In northern Europe, where the sale of alcohol is generally more restrictive, there seems to be a much greater problem with excessive drinking and resulting antisocial behaviour than in southern Europe, where alcohol is considerably cheaper and much more easily accessible.

Of course, talking about changing our drinking culture is easy, but actually getting results is going to be hugely difficult.

Excessive drinking has become almost a rite of passage for many of our teenagers.

It's hard to believe that any advertising campaign telling them that it is not 'cool' to end up in a heap, covered in vomit, on a street is going to have any impact. Particularly when they see how the wider population treats alcohol.

But certainly there are things that the government . . . and we, as a society . . . can do.

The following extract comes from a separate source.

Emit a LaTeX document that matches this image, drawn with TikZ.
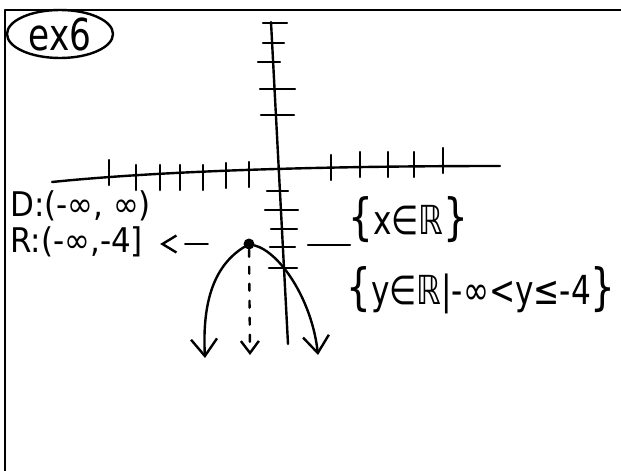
\documentclass[tikz,border=0pt]{standalone}
\usepackage{fontspec}
\setmainfont{DejaVu Sans}
\newfontfamily\handfont[FakeStretch=0.78]{DejaVu Sans}
\newfontfamily\labfont[FakeStretch=0.91]{DejaVu Sans}
\newcommand\bigbr{\fontsize{50}{50}\selectfont}
\usetikzlibrary{arrows.meta,positioning,shapes.geometric}

\begin{document}
\begin{tikzpicture}[
  x=1pt,y=-1pt,
  pen/.style={line width=2.4pt,line cap=round,line join=round},
  hand/.style={font=\handfont\fontsize{40}{42}\selectfont,inner sep=0pt},
  lab/.style={font=\labfont\fontsize{34}{36}\selectfont,inner sep=0pt,
    text height=0.78em,text depth=0.18em,anchor=west},
  barb/.style={-{Straight Barb[length=17pt,width=26pt]}},
  smallbarb/.style={-{Straight Barb[length=12pt,width=18pt]}}
]
  \useasboundingbox (0,0) rectangle (621,471);
  % Frame
  \draw[pen] (5,471) -- (5,10) -- (621,10);
  % Example tag
  \node[hand,font=\handfont\fontsize{44}{46}\selectfont,draw,pen,ellipse,
    minimum width=106pt,minimum height=48pt] (tag) at (60,34) {ex6};
  % Axes
  \draw[pen] (52,182) .. controls (150,172) and (300,166) .. (500,166);
  \draw[pen] (271,22) -- (288,344);
  \foreach \tx/\ty in {109/160,136/165,160/165,180/165,203/165,226/163,249/162,331/155,360/152,388/152,414/152,443/148}
    \draw[pen] (\tx,\ty) -- ++(0,25);
  \foreach \ty/\ta/\tb in {23/263/287,43/263/284,62/258/280,89/260/295,115/261/294,191/267/288,210/265/298,229/271/297,247/270/295,268/269/297}
    \draw[pen] (\ta,\ty) -- (\tb,\ty);
  % Vertex and branches
  \node[circle,fill,inner sep=0pt,minimum size=11pt] (vx) at (249,244) {};
  \coordinate (lt) at (205,358);
  \coordinate (rt) at (318,355);
  \coordinate (mt) at (250,355);
  \draw[pen,barb] (vx) .. controls (215,265) and (202,300) .. (lt);
  \draw[pen,barb] (vx) .. controls (280,252) and (312,300) .. (rt);
  \draw[pen,dash pattern=on 7pt off 10pt,smallbarb] (vx) -- (mt);
  % Domain and range
  \node[lab] (dom) at (10,213) {D:(-∞, ∞)};
  \node[lab] (rng) at (10,249) {R:(-∞,-4]};
  \draw[pen,shorten <=35.5pt,shorten >=42pt] (vx) -- (vx -| rng.east);
  \draw[pen,shorten <=79.5pt,shorten >=17pt,-{Straight Barb[length=14pt,width=17pt]}] (vx) -- (vx -| rng.east);
  % Set notation
  \coordinate (dl) at (308,245);
  \draw[pen] (dl) -- ++(42,0);
  \node[hand,anchor=west] (xset) at (348,220) {{\bigbr\{}x∈ℝ{\bigbr\}}};
  \node[hand,anchor=west] (yset) at (346,290) {{\bigbr\{}y∈ℝ|-∞<y≤-4{\bigbr\}}};
\end{tikzpicture}
\end{document}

The promotion of alcohol through advertising and sponsorship should certainly be looked at. The idea that one of the premier sporting tournaments in the country . . .the All-Ireland Hurling Championship . . .should be sponsored by a drinks company should simply not be tolerated.

Former Kerry manager Jack O'Connor referred to this issue in his column in the Irish Times last week, quite correctly stating that it "gives the wrong message."

O'Connor also said that everyone in the GAA had a responsibility to show young players that there are alternative ways of enjoying themselves, celebrating victories or getting over disappointments.

"These things don't always have to involve drinking to excess. In the GAA, we have a famine-and-feast approach to drink.

Teams will lay off the drink for weeks in the lead-up to big games and then cut loose for a few daysf It would be more sensible for players to drink moderately through the season. It's not the use of drink that is the problem, it is the abuse."

These eminently sensible words from O'Connor can just as easily be applied to the wider community.

Contradictions in our attitudes to alcohol are part of the problem. We live in a society that won't legislate for cafe bars, yet doesn't stigmatise wanton drunkenness in public. We wring our hands about underage drinking, yet happily recount our own tales of excess. We talk about restricting the availability of alcohol, yet won't enforce existing laws about selling alcohol to minors.

Perhaps the only clear thing is that this deeply ingrained problem will require imaginative and carefully thought-out solutions . . . solutions a lot more imaginative and better thought-out than restricting opening hours of off-licences and pubs.